William Harkcom | SKP# 140333

Will and Sushila own a fifth wheel RV and have spent over two years traveling full-time with their adventure cats, Ollie and Mango. Mango has nibbled grass in 25 different states and three countries. Ollie has stalked birds in 27 national parks. They now own a home base in Salida, Colorado, but they have no plans to stop traveling. You can follow them on Instagram  @awesomervadventure.

17 Responses to “RVing with Cats: Taking Your Adventure Pets on the Road

  • Nice catio! We have only 1 slide on each side 😳. We went w/ an outdoor room, which works when we’re going to be outside anyway, and have a leash/harness for Zoe for walks she takes us on. We did have a rattlesnake come exploring when it sensed Zoe out in her enclosure (“yurt”), but since we were out by her we ‘discouraged’ it adequately. Too bad I can’t post a pic of the snake after it had coiled up under our coach steps. If you want, send us your email & I’ll send some pics of us walking Zo as well as of the rattler.

  • Do you need a ladder to assemble this when you get to your destination or can you assemble it from the window?

  • pete Letourneau
    10 months ago

    Over the years we have had 5 cats who RV with us. The first 2 were full timers who travelled from the Florida Everglades to Fairbanks Alaska. We start all of our cats young with a harness so we can walk them wherever we go. They like to go out so much that usually after we set down the jacks and push out the slides they are standing at the front door, ready for a walk. One of our little guys was such a good mouser that he would go out and within minutes, stuck his paw into the grass and pulled out a play toy. We have a couple of places to put litter boxes and found that having a Dyson rechargeable vacuum was great to clean up the litter and the dust which we used every day. Having pets with us has truly been a wonderful thing!

  • We typically assemble it on the ground and then lift it up into position. We have a walkable roof, so one of us climbs up the RV ladder and the other lifts the catio up to them to put into position. It’s very light weight, though, and a single person could pretty easily do it from a ladder.

  • We do need to get up to the roof to install the catio. We use the built in ladder on the back of the fifth wheel. It is probably possible to design one that could avoid getting up on the roof but this worked for us.

  • Melanie H
    10 months ago

    How awesome! Loved the article. And the catio is brilliant. Something like that would be great even in a bricks and sticks dwelling!

  • Stephen R Edwards
    10 months ago

    Loved this blog. Such great advice and creative solutions to the most common issues with RVing and taking cats. Thanks for sharing. God Bless and Hapoy Trails to you both.
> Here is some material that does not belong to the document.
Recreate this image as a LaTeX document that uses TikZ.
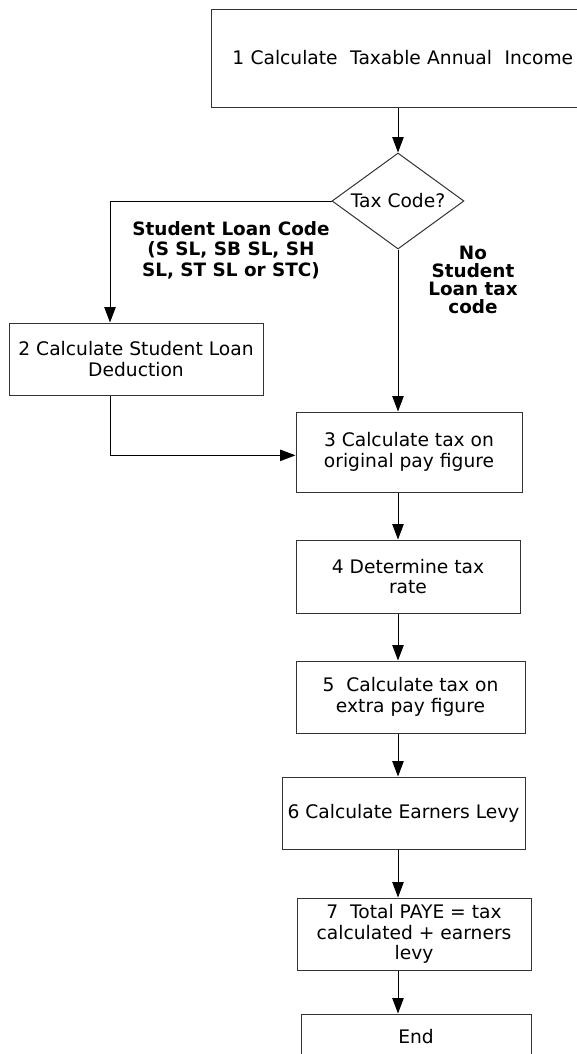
\documentclass[tikz,border=0pt]{standalone}
\usepackage{fontspec}
\setmainfont{DejaVu Sans}
\usetikzlibrary{shapes.geometric,arrows.meta}

\begin{document}
\begin{tikzpicture}[x=0.75pt, y=-0.75pt,
    block/.style ={rectangle, draw=black!80, line width=0.75pt, inner sep=2pt,
      align=center, font=\fontsize{14}{15.5}\selectfont},
    decision/.style ={diamond, draw=black!80, line width=0.75pt, inner sep=0pt,
      aspect=1.375, minimum width=99pt, minimum height=72pt,
      font=\fontsize{14}{15.5}\selectfont},
    branch/.style ={align=center, font=\fontsize{13.8}{15.4}\selectfont\bfseries},
    flow/.style ={line width=0.75pt, -{Triangle[length=11.5pt, width=8.5pt]}}]
   \useasboundingbox (0,0) rectangle (577,1054);
   \node[block, minimum width=275.25pt, minimum height=73.5pt, text width=268pt,
     align=right] (S1) at (394.5,58) {1 Calculate\ \ Taxable Annual\ \ Income};
   \node[decision] (Q) at (398,201) {Tax Code?};
   \node[block, minimum width=190.5pt, minimum height=54pt] (S2) at (136,359) {2 Calculate Student Loan\\Deduction};
   \node[block, minimum width=169.5pt, minimum height=60pt] (S3) at (409,452) {3 Calculate tax on\\original pay figure};
   \node[block, minimum width=168pt, minimum height=54.75pt] (S4) at (408,576.5) {4 Determine tax\\rate};
   \node[block, minimum width=171.75pt, minimum height=54pt] (S5) at (410.5,697) {5\ \ Calculate tax on\\extra pay figure};
   \node[block, minimum width=182.25pt, minimum height=54pt] (S6) at (403.5,813) {6 Calculate Earners Levy};
   \node[block, minimum width=175.5pt, minimum height=54pt] (S7) at (414,934) {7\ \ Total PAYE = tax\\calculated + earners\\levy};
   \node[block, minimum width=172.5pt, minimum height=34.5pt] (E) at (416,1037) {End};
   \node[branch] (yes) at (231,250) {Student Loan Code\\(S SL, SB SL, SH\\SL, ST SL or STC)};
   \node[branch, font=\fontsize{13.8}{13.7}\selectfont\bfseries] (no) at (473,280) {No\\Student\\Loan tax\\code};
   \coordinate (L) at (110,201);
   \draw[flow] (S1.south -| Q) -- (Q.north);
   \draw[flow] (Q.west) -- (L) -- (L |- S2.north);
   \draw[flow] (Q.south) -- (Q |- S3.north);
   \draw[flow] (L |- S2.south) |- ([yshift=-2.5pt]S3.west);
   \draw[flow] (S3.south -| Q) -- (Q |- S4.north);
   \draw[flow] (S4.south -| Q) -- (Q |- S5.north);
   \draw[flow] (S5.south -| Q) -- (Q |- S6.north);
   \draw[flow] (S6.south -| Q) -- (Q |- S7.north);
   \draw[flow] (S7.south -| Q) -- (Q |- E.north);
\end{tikzpicture}
\end{document}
  • Thanks! Great article. We’ve been traveling with our cat, Sunnie, for eight years. He does exceptionally well but hates riding in a car or truck. Therefore, he rides in the 5th wheel. He LOVES cardboard boxes so we put two different-size boxes on our bed for him. The bed sits directly over the 5th wheel hitch, so is not as rough a ride as elsewhere in the rig. We put towels that smell like us in the boxes along with a couple of catnip mice. He is so used to traveling with us that when we are ready to travel, all I have to say is, “It’s time to get your boxy box,” and he hops up on the bed and settles in. As with all family members, we need to stop at rest areas or big store parking lots to use our facilities. We feed him and give him water at those intervals and give him time to use the cat box (which lives in a stackable washer/dryer closet in our bathroom–not W/D obviously). You can’t hurry a cat, so it can be a 15-30 minute break, which is good for us as well. When he’s done eating and using the potty, he goes back into his box. He is not an outdoor cat, but we open all the shades for him when we arrive at our camping destination. I usually take him outside on my shoulder for a walk around the rig so he can see and smell where we are. If it’s a beautiful day and we’re home, we open up the windows, too.
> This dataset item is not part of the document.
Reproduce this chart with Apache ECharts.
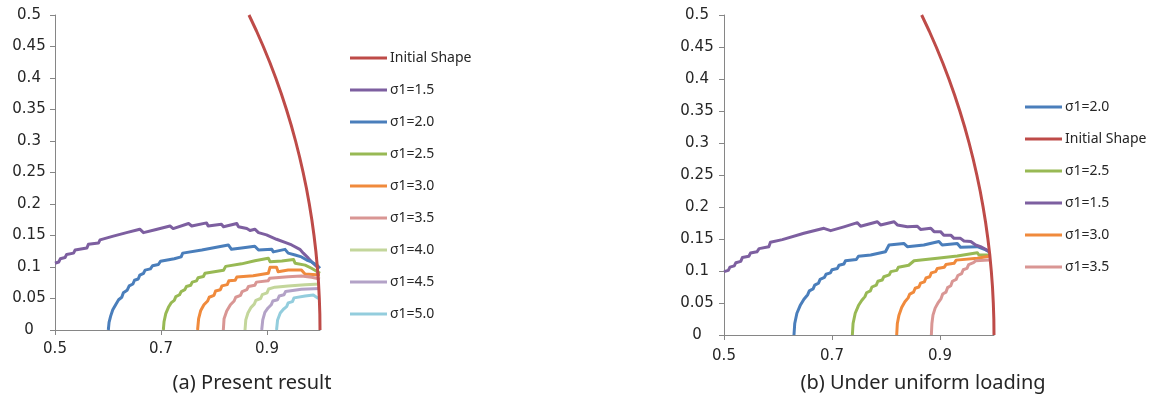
<!DOCTYPE html>
<html>
<head>
<meta charset="utf-8">
<script src="https://cdn.jsdelivr.net/npm/echarts@6/dist/echarts.min.js"></script>
<style>html,body{margin:0;padding:0;background:#fff}#c{width:1157px;height:407px}</style>
</head>
<body>
<div id="c"></div>
<script>
// ---- shared axis ticks ----
const xTickValues = [0.5, 0.7, 0.9];
const yTickStep = 0.05;

// ---- Initial shape (both panels) ----
const initialShape = [[1.0000,0],[0.9997,0.025],[0.9987,0.05],[0.9972,0.075],[0.9950,0.10],[0.9922,0.125],[0.9887,0.15],[0.9846,0.175],[0.9798,0.20],[0.9744,0.225],[0.9682,0.25],[0.9614,0.275],[0.9539,0.30],[0.9457,0.325],[0.9367,0.35],[0.9270,0.375],[0.9165,0.40],[0.9052,0.425],[0.8930,0.45],[0.8800,0.475],[0.8660,0.50]];

// ---- Panel (a) Present result ----
const a_s15 = [[0.5,0.106],[0.507,0.108],[0.510,0.113],[0.519,0.115],[0.522,0.120],[0.535,0.122],[0.538,0.127],[0.560,0.130],[0.563,0.136],[0.582,0.138],[0.585,0.143],[0.610,0.149],[0.635,0.1545],[0.660,0.160],[0.667,0.1545],[0.689,0.159],[0.717,0.165],[0.723,0.161],[0.752,0.169],[0.758,0.165],[0.786,0.170],[0.789,0.165],[0.814,0.168],[0.818,0.164],[0.843,0.169],[0.846,0.164],[0.862,0.161],[0.868,0.158],[0.877,0.160],[0.884,0.1545],[0.899,0.151],[0.918,0.144],[0.934,0.139],[0.9465,0.135],[0.962,0.128],[0.9685,0.122],[0.978,0.114],[0.987,0.106],[0.997,0.098]];
const a_s20 = [[0.6006,0],[0.602,0.012],[0.605,0.022],[0.609,0.032],[0.615,0.041],[0.620,0.048],[0.626,0.052],[0.629,0.059],[0.636,0.063],[0.640,0.070],[0.647,0.073],[0.650,0.079],[0.657,0.081],[0.660,0.087],[0.667,0.090],[0.670,0.095],[0.680,0.097],[0.684,0.102],[0.695,0.104],[0.699,0.109],[0.725,0.113],[0.738,0.116],[0.741,0.122],[0.777,0.127],[0.802,0.131],[0.827,0.135],[0.833,0.128],[0.852,0.130],[0.877,0.133],[0.884,0.127],[0.909,0.128],[0.912,0.124],[0.934,0.128],[0.940,0.122],[0.953,0.119],[0.965,0.116],[0.975,0.111],[0.984,0.108],[0.994,0.103],[1.0,0.098]];
const a_s25 = [[0.7044,0],[0.7057,0.013],[0.709,0.026],[0.714,0.036],[0.719,0.043],[0.725,0.047],[0.728,0.053],[0.735,0.056],[0.738,0.061],[0.745,0.064],[0.748,0.069],[0.756,0.071],[0.759,0.076],[0.767,0.078],[0.770,0.083],[0.780,0.085],[0.783,0.090],[0.818,0.095],[0.822,0.101],[0.852,0.105],[0.877,0.110],[0.9025,0.114],[0.9057,0.1085],[0.928,0.1095],[0.950,0.112],[0.953,0.106],[0.972,0.103],[0.984,0.098],[1.0,0.090]];
const a_s30 = [[0.769,0],[0.771,0.018],[0.775,0.031],[0.781,0.040],[0.788,0.046],[0.791,0.052],[0.800,0.055],[0.803,0.062],[0.812,0.064],[0.815,0.070],[0.825,0.072],[0.828,0.078],[0.840,0.079],[0.843,0.084],[0.874,0.086],[0.9025,0.090],[0.9057,0.0995],[0.918,0.0995],[0.921,0.0926],[0.940,0.0952],[0.965,0.0952],[0.9717,0.089],[1.0,0.0873]];
const a_s35 = [[0.8176,0],[0.819,0.018],[0.824,0.030],[0.831,0.040],[0.838,0.046],[0.841,0.052],[0.850,0.055],[0.853,0.061],[0.862,0.064],[0.865,0.069],[0.877,0.071],[0.880,0.076],[0.902,0.078],[0.905,0.082],[0.940,0.0847],[0.965,0.0857],[0.984,0.0836],[1.0,0.081]];
const a_s40 = [[0.8585,0],[0.860,0.016],[0.864,0.027],[0.870,0.036],[0.876,0.041],[0.879,0.047],[0.888,0.050],[0.891,0.056],[0.900,0.059],[0.903,0.065],[0.915,0.068],[0.940,0.070],[0.972,0.072],[1.0,0.073]];
const a_s45 = [[0.890,0],[0.892,0.016],[0.896,0.028],[0.902,0.035],[0.908,0.040],[0.911,0.046],[0.920,0.048],[0.923,0.054],[0.932,0.056],[0.935,0.061],[0.965,0.0646],[1.0,0.066]];
const a_s50 = [[0.918,0],[0.920,0.016],[0.925,0.027],[0.931,0.033],[0.937,0.037],[0.940,0.043],[0.948,0.045],[0.951,0.051],[0.972,0.054],[0.9874,0.0556],[0.997,0.050]];

// ---- Panel (b) Under uniform loading ----
const b_s15 = [[0.5,0.099],[0.508,0.101],[0.511,0.106],[0.519,0.108],[0.522,0.113],[0.531,0.115],[0.534,0.121],[0.546,0.123],[0.549,0.128],[0.561,0.130],[0.565,0.135],[0.583,0.138],[0.586,0.145],[0.608,0.149],[0.648,0.159],[0.685,0.1667],[0.6975,0.163],[0.722,0.169],[0.747,0.1755],[0.753,0.170],[0.784,0.177],[0.790,0.172],[0.815,0.177],[0.821,0.172],[0.8395,0.169],[0.858,0.170],[0.864,0.165],[0.883,0.1667],[0.889,0.1615],[0.901,0.1615],[0.907,0.156],[0.920,0.156],[0.926,0.151],[0.938,0.151],[0.9444,0.147],[0.957,0.146],[0.966,0.1406],[0.975,0.138],[0.9846,0.134],[0.991,0.130]];
const b_s20 = [[0.6296,0],[0.631,0.018],[0.635,0.034],[0.641,0.046],[0.648,0.056],[0.655,0.063],[0.658,0.069],[0.665,0.072],[0.668,0.078],[0.675,0.081],[0.678,0.087],[0.686,0.090],[0.689,0.095],[0.697,0.097],[0.700,0.102],[0.710,0.104],[0.713,0.109],[0.722,0.111],[0.725,0.116],[0.745,0.118],[0.749,0.123],[0.7716,0.125],[0.799,0.130],[0.8056,0.1406],[0.833,0.143],[0.8395,0.138],[0.870,0.1406],[0.898,0.146],[0.904,0.1406],[0.932,0.143],[0.938,0.137],[0.969,0.138],[0.9846,0.133],[0.991,0.130]];
const b_s25 = [[0.7377,0],[0.739,0.018],[0.743,0.034],[0.749,0.046],[0.755,0.054],[0.761,0.060],[0.764,0.066],[0.771,0.069],[0.774,0.075],[0.782,0.078],[0.785,0.084],[0.793,0.086],[0.796,0.091],[0.806,0.094],[0.809,0.099],[0.820,0.101],[0.823,0.106],[0.842,0.109],[0.852,0.116],[0.895,0.120],[0.932,0.1234],[0.969,0.1286],[0.972,0.125],[0.994,0.125]];
const b_s30 = [[0.8198,0],[0.821,0.018],[0.824,0.031],[0.829,0.043],[0.835,0.052],[0.841,0.058],[0.844,0.064],[0.851,0.067],[0.854,0.073],[0.861,0.075],[0.864,0.081],[0.871,0.083],[0.874,0.089],[0.881,0.091],[0.884,0.097],[0.892,0.099],[0.895,0.104],[0.908,0.106],[0.911,0.110],[0.926,0.112],[0.930,0.117],[0.969,0.120],[0.991,0.123]];
const b_s35 = [[0.884,0],[0.885,0.018],[0.887,0.031],[0.891,0.042],[0.897,0.051],[0.902,0.057],[0.905,0.064],[0.911,0.067],[0.914,0.074],[0.920,0.077],[0.923,0.084],[0.930,0.087],[0.933,0.093],[0.940,0.096],[0.943,0.102],[0.950,0.104],[0.953,0.110],[0.962,0.113],[0.966,0.116],[0.991,0.117]];

// ---- legend orders ----
const legendA = ['Initial Shape','σ1=1.5','σ1=2.0','σ1=2.5','σ1=3.0','σ1=3.5','σ1=4.0','σ1=4.5','σ1=5.0'];
const legendB = ['σ1=2.0','Initial Shape','σ1=2.5','σ1=1.5','σ1=3.0','σ1=3.5'];

const colors = {
  'Initial Shape':'#BE4B48','σ1=1.5':'#7D5FA0','σ1=2.0':'#4A7EBB','σ1=2.5':'#98B954',
  'σ1=3.0':'#F08A3C','σ1=3.5':'#D99694','σ1=4.0':'#C3D69B','σ1=4.5':'#B3A2C7','σ1=5.0':'#93CDDD'
};

const chart = echarts.init(document.getElementById('c'));
const axisGrey = '#868686';
const labelFont = {color:'#262626', fontFamily:'DejaVu Sans', fontSize:15};

function xAxis(gi, margin){
  return {type:'value', gridIndex:gi, min:0.5, max:1.0, interval:0.1,
    axisLine:{show:true, onZero:false, lineStyle:{color:axisGrey, width:1}},
    axisTick:{show:true, length:5, customValues:xTickValues, lineStyle:{color:axisGrey}},
    axisLabel:Object.assign({customValues:xTickValues, margin:margin, formatter:v=>String(v)}, labelFont),
    splitLine:{show:false}};
}
function yAxis(gi, margin){
  return {type:'value', gridIndex:gi, min:0, max:0.5, interval:yTickStep,
    axisLine:{show:true, lineStyle:{color:axisGrey, width:1}},
    axisTick:{show:true, length:5, lineStyle:{color:axisGrey}},
    axisLabel:Object.assign({margin:margin, align:'center'}, labelFont),
    splitLine:{show:false}};
}
function ser(name, data, gi){
  return {name:name, type:'line', xAxisIndex:gi, yAxisIndex:gi, data:data, showSymbol:false, symbol:'none',
    lineStyle:{width:3, color:colors[name], join:'round'}, itemStyle:{color:colors[name]}, z: name==='Initial Shape'?3:2, animation:false};
}
function legend(names, left, top){
  return {orient:'vertical', left:left, top:top, padding:0, data:names, icon:'rect', itemWidth:37, itemHeight:3,
    itemGap:16, selectedMode:false,
    textStyle:{fontFamily:'Noto Sans', fontSize:14, color:'#262626', lineHeight:16, padding:[0,0,0,-2]}};
}

chart.setOption({
  animation:false,
  grid:[{left:55, top:15, width:265, height:315},{left:724, top:15, width:270, height:320}],
  xAxis:[xAxis(0,12), xAxis(1,14)],
  yAxis:[yAxis(0,26), yAxis(1,27)],
  legend:[legend(legendA,350,50), legend(legendB,1025,99)],
  series:[
    ser('σ1=1.5',a_s15,0), ser('σ1=2.0',a_s20,0), ser('σ1=2.5',a_s25,0), ser('σ1=3.0',a_s30,0),
    ser('σ1=3.5',a_s35,0), ser('σ1=4.0',a_s40,0), ser('σ1=4.5',a_s45,0), ser('σ1=5.0',a_s50,0),
    ser('Initial Shape',initialShape,0),
    ser('σ1=2.0',b_s20,1), ser('σ1=2.5',b_s25,1), ser('σ1=1.5',b_s15,1), ser('σ1=3.0',b_s30,1),
    ser('σ1=3.5',b_s35,1), ser('Initial Shape',initialShape,1)
  ],
  graphic:[
    {type:'text', x:252, y:383, style:{text:'(a) Present result', textAlign:'center', textVerticalAlign:'middle', fontFamily:'Noto Sans', fontSize:20, fill:'#262626'}},
    {type:'text', x:923, y:383, style:{text:'(b) Under uniform loading', textAlign:'center', textVerticalAlign:'middle', fontFamily:'Noto Sans', fontSize:20, fill:'#262626'}}
  ]
});
</script>
</body>
</html>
  • We full timed 2 summers working at state parks with our cats (and LARGE dog); interesting…. but it worked. Each time we had 3 cats and the dog; the most excitement was the night we came home, opened the door, and our young grey tabby shot out and straight up a tree – in the dark! My darling husband never hesitated; went right up the tree after him, and despite being scratched pretty good, came back down triumphantly bearing Squeaky. He said if he hadn’t done that, he could have been killed, so he did what he had to do. Surprised we’re married 27 years?

  • David and Rachel
    10 months ago

    Our cats never traveled but we live on 65 wooded acres they freely roamed. Your black cat is a ringer for one of ours. We had two black cats. A brother and sister from the same litter. Skunker and Skunkette. They have passed now, but we had Skunkette for 18 years. Really enjoyed your photo.

  • hipQuest
    10 months ago

    Great Catio! How much weight will it hold? We have 2 cats but one is a 30+ pound Maine Coon. Thanks for sharing your tips!

  • William Harkcom
    10 months ago

    We haven’t pushed the limits, but our cats combined are a bit over 20 lbs, and it doesn’t seem to flex too much. I’d guess it would hold 30 lbs without much trouble. If you wanted to be safe, you could increase the size of the PVC a bit for more strength and rigidity.

  • Thanks for your informative blog! We are getting ready to hit the road with one large dog, one small dog, and one tuxedo cat. All are indoor – outdoor pets and Batman the cat free roams. I love the Catio, we will come up with something similar for sure. Since he is not lead trained we will get a vest and start ahead of time. He loves to go for walks when we walk the dogs for exercise, usually follows along, so hopefully if we start soon, it will be normal by the time we hit the road. Our special guy is funny in that he will poop in a litter box, but he won’t pee in one. He likes to ‘spray’ when he pees even though he is fixed. He marks our 5 acres I suppose. But I see lead training as the only solution for that. Thanks again, you will be part of our careful planning as we set up our FT RV life!

  • Tamara Connelly
    8 months ago

    I’m very curious about where you found the halters you use to walk your cats outside. Do you have info you can share about the source? I’m trying to adapt my cats to road travel and teaching them to walk on a leash is part of my plan.

    • William H
      8 months ago

      It’s the Kitty Holster Cat Harness, and you can buy it on Amazon.

  • Thanks for the article and tips. We are embarking into the lifestyle 10/1/21 and will be bringing our “at least 12 year old” per the vet, black cat. Loved seeing your mini panther enjoying the lifestyle! When we adopted him on 3/20/20 the humane society listed him as 5 years old. Anyway trying to figure out how it will all work has been challenging and we hate to distress an already old man/cat. We’ve been reading facebook postings and think we have a solid plan. He’s been using his harness for outdoor adventures and seems to really enjoy it. The saying of 1 more liter box than your total number of cats is a question I have. Do you have 3 boxes for your two cats?

    • We only have one litter box for the two cats. We were a bit worried at first that it would cause problems, but we decided to give it a shot and see how they did. It ended up being fine, so we never added a second (or third). We just make sure to keep it clean, and the cats seem happy with it.